- Written task: Reproduce the lines exactly, beginning with the line that has "Output the Python" and ending with the line that has "taux d'occupation dans". Images are left out.

- Input:
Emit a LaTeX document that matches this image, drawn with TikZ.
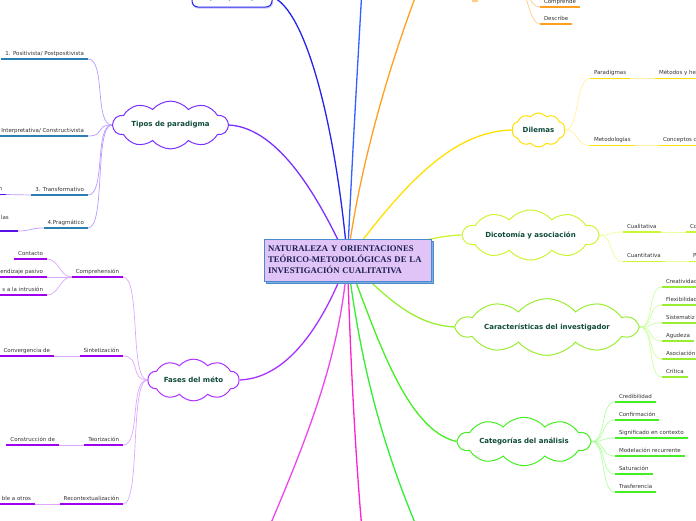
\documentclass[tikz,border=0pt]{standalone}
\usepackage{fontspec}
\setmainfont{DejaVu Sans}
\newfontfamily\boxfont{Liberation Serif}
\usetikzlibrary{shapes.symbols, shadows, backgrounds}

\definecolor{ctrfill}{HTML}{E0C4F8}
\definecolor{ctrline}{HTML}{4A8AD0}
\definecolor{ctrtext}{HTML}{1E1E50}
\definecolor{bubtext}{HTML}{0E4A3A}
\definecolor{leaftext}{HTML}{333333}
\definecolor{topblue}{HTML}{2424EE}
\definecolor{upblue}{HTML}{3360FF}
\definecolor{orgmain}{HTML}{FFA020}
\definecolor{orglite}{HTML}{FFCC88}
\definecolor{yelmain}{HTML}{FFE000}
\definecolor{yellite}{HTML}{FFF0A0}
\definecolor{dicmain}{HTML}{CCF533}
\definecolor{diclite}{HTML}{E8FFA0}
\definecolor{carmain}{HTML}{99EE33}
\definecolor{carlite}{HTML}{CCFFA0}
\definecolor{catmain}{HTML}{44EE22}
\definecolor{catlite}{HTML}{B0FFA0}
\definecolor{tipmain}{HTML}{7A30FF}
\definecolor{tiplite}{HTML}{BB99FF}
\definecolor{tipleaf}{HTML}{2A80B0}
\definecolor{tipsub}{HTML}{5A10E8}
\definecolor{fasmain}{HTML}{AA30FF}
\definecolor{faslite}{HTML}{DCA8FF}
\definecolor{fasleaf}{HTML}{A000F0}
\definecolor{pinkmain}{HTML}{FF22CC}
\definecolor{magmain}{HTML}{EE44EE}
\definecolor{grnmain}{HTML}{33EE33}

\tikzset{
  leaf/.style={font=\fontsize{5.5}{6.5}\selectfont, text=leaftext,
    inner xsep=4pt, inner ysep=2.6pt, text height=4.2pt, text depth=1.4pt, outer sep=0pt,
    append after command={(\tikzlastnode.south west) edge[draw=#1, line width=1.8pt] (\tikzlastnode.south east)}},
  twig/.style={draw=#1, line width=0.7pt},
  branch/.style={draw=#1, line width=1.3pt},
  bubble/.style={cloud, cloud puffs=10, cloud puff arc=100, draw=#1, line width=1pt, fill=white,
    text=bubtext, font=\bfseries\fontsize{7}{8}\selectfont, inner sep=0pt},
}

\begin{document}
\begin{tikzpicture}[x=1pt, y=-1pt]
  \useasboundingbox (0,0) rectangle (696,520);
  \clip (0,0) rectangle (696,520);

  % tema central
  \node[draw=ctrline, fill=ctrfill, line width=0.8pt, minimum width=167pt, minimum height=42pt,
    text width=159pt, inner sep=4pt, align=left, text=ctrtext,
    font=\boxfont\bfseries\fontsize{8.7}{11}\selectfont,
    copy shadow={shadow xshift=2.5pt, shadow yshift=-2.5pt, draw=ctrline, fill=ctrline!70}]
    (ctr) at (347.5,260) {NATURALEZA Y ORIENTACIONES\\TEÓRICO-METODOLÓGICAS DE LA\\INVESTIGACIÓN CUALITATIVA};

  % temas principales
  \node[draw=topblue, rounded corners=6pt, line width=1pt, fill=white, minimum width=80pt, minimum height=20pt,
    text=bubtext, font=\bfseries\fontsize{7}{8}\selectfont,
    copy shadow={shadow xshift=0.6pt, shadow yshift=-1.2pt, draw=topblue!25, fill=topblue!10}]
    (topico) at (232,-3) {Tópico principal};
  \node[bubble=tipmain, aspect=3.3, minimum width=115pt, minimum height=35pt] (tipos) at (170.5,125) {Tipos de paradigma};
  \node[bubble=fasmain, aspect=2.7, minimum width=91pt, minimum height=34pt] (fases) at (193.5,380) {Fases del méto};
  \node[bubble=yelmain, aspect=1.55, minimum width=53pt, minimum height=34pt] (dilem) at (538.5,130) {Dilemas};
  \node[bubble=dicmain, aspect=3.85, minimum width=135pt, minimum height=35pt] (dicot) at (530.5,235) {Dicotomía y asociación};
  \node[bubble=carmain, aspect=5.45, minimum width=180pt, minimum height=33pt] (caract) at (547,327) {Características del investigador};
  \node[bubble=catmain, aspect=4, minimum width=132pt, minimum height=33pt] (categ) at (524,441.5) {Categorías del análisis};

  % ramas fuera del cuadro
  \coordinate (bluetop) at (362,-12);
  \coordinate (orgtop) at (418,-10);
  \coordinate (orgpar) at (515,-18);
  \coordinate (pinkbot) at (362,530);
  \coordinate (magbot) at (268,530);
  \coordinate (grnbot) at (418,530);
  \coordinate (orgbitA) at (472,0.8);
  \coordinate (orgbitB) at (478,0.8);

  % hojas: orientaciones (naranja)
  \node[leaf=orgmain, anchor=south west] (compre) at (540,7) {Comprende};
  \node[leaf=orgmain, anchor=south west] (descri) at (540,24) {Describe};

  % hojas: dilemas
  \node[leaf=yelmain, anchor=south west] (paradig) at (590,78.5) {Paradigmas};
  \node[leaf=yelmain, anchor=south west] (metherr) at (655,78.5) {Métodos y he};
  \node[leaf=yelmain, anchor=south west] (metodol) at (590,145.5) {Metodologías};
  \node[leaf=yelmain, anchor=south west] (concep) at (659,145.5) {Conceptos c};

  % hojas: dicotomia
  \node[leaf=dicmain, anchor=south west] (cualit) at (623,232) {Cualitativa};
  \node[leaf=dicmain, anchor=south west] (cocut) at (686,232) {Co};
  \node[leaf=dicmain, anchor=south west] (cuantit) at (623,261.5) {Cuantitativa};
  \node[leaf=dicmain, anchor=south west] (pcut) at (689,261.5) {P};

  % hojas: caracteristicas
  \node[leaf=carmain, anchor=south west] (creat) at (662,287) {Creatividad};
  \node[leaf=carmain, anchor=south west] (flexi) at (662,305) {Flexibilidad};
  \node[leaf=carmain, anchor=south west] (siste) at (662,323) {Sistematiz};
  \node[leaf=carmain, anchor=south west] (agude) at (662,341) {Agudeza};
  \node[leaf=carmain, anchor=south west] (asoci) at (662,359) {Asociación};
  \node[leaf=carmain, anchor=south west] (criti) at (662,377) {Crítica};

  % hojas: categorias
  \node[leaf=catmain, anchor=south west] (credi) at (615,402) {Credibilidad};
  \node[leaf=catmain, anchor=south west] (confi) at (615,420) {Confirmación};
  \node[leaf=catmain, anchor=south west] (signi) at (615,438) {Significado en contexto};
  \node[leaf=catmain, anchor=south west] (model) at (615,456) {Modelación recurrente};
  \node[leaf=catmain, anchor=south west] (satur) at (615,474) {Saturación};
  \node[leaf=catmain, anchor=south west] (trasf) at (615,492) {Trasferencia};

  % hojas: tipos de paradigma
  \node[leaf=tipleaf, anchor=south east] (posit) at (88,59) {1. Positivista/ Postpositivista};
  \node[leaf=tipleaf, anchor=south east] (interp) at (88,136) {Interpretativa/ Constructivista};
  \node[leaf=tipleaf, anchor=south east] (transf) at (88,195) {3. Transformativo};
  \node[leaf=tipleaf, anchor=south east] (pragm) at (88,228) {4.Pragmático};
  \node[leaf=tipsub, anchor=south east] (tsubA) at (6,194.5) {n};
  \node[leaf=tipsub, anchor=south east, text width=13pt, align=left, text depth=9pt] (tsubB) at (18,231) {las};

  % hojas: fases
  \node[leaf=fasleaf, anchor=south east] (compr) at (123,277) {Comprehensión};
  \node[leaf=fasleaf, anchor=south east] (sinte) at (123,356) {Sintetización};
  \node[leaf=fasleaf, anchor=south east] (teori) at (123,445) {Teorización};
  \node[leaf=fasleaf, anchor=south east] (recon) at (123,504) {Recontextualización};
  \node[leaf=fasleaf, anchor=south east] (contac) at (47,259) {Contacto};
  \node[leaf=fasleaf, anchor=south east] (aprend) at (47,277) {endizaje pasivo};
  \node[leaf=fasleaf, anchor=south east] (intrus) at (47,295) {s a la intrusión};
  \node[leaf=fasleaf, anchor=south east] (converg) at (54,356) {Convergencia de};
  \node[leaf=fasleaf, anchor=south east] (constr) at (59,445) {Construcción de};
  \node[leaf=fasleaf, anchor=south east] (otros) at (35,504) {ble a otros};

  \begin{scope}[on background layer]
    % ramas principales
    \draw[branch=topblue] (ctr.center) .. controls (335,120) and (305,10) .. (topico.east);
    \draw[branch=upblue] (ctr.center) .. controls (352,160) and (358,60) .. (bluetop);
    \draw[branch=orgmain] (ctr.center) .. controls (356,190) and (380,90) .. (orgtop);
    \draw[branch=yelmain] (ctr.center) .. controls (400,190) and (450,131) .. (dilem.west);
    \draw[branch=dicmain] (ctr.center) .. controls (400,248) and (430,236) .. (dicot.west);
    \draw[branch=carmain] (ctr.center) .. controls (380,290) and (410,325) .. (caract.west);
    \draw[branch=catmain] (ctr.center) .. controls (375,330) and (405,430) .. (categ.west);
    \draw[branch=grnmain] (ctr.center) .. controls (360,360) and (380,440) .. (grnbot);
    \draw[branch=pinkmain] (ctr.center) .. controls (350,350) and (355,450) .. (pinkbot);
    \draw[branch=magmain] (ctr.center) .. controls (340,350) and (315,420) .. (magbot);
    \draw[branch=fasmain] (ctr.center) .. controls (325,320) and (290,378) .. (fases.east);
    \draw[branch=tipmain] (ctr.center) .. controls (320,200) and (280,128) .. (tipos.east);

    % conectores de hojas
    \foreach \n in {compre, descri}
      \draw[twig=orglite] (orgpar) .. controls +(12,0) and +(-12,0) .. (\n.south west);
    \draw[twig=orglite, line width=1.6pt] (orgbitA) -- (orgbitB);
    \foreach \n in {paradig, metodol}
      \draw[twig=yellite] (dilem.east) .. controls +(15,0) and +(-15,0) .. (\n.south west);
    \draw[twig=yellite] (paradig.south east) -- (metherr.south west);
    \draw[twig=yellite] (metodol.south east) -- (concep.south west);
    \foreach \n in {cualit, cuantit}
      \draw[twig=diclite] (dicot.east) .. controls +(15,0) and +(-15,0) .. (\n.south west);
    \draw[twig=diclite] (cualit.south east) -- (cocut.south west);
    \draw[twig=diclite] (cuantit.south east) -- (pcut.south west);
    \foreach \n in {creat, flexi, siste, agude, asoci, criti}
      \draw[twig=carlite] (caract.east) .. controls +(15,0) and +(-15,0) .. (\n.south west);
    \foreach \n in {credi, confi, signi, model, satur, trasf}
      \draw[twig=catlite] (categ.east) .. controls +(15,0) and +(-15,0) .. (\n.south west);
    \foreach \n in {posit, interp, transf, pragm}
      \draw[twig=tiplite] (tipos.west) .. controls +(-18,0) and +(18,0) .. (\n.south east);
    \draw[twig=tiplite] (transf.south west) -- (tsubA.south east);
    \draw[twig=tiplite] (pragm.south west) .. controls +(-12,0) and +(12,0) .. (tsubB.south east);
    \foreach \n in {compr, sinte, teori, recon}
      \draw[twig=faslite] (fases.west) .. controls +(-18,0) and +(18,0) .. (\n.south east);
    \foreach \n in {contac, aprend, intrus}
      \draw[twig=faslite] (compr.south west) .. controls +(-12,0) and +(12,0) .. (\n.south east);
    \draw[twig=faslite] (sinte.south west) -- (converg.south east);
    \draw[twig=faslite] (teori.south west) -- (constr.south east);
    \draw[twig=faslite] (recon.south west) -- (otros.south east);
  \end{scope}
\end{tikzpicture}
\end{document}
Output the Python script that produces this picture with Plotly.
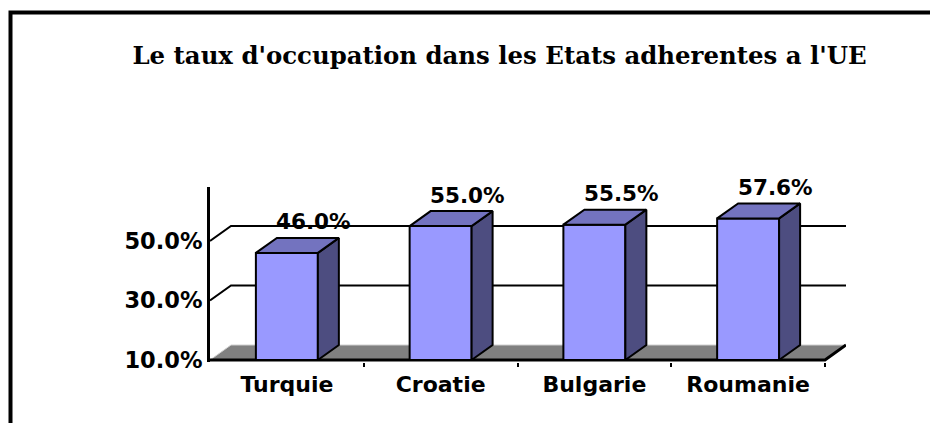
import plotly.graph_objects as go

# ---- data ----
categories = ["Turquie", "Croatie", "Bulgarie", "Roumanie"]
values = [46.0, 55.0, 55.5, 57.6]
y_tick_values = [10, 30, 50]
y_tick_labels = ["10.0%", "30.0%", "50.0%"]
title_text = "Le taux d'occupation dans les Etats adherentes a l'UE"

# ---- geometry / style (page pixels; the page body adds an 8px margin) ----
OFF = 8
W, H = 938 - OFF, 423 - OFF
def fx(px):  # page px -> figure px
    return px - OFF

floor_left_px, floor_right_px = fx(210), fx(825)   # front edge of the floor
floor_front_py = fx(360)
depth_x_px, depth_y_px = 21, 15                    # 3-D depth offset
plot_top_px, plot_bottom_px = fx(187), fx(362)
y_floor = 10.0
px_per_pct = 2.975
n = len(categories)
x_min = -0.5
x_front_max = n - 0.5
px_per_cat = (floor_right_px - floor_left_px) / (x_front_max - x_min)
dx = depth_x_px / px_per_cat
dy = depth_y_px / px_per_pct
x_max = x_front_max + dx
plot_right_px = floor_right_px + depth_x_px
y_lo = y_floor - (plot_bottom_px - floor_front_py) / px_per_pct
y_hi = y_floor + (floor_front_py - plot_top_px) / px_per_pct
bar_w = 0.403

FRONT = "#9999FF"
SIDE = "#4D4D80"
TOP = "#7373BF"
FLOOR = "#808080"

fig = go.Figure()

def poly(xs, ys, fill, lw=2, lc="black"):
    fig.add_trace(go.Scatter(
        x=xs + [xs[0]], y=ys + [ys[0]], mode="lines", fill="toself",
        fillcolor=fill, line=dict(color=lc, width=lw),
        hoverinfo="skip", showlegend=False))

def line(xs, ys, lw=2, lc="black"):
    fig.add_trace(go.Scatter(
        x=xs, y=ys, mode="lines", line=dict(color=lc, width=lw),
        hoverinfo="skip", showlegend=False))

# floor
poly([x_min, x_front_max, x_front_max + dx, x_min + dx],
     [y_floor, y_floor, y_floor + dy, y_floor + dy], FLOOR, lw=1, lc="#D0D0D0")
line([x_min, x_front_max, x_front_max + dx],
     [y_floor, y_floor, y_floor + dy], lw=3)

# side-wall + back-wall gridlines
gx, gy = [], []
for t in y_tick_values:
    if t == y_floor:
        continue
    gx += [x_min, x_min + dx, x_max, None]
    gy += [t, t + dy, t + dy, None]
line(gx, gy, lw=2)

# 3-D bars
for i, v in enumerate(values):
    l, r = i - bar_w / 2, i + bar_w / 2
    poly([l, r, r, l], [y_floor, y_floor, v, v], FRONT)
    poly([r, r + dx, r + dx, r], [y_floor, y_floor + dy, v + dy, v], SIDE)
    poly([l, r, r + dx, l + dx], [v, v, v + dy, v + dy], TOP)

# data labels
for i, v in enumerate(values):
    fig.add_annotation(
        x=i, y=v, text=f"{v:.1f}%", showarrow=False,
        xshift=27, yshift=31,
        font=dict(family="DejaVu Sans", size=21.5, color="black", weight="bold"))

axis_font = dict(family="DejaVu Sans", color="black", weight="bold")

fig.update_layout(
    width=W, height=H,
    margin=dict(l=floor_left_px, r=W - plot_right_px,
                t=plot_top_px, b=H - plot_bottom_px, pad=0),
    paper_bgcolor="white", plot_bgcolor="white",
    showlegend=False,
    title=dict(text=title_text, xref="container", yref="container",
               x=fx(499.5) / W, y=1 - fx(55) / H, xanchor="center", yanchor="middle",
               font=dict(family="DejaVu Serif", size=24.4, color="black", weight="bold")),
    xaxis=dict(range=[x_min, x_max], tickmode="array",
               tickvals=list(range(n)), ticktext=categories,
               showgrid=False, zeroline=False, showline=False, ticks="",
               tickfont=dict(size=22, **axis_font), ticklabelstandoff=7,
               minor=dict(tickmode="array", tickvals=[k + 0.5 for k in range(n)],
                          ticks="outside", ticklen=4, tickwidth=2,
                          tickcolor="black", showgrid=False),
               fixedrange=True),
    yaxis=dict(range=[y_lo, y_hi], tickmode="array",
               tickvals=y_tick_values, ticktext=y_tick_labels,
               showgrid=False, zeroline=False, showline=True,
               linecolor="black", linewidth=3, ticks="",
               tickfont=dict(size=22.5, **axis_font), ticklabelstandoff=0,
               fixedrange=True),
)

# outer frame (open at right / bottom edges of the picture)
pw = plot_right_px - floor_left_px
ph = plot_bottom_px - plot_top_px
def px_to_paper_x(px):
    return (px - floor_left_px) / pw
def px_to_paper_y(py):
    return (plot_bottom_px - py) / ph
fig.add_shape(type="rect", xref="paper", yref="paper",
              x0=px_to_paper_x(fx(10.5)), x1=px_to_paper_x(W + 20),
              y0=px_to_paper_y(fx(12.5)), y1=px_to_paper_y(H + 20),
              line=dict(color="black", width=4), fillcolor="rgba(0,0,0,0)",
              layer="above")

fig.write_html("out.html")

- Solution to the exercise:
Output the Python script that produces this picture with Plotly.
import plotly.graph_objects as go

# ---- data ----
categories = ["Turquie", "Croatie", "Bulgarie", "Roumanie"]
values = [46.0, 55.0, 55.5, 57.6]
y_tick_values = [10, 30, 50]
y_tick_labels = ["10.0%", "30.0%", "50.0%"]
title_text = "Le taux d'occupation dans les Etats adherentes a l'UE"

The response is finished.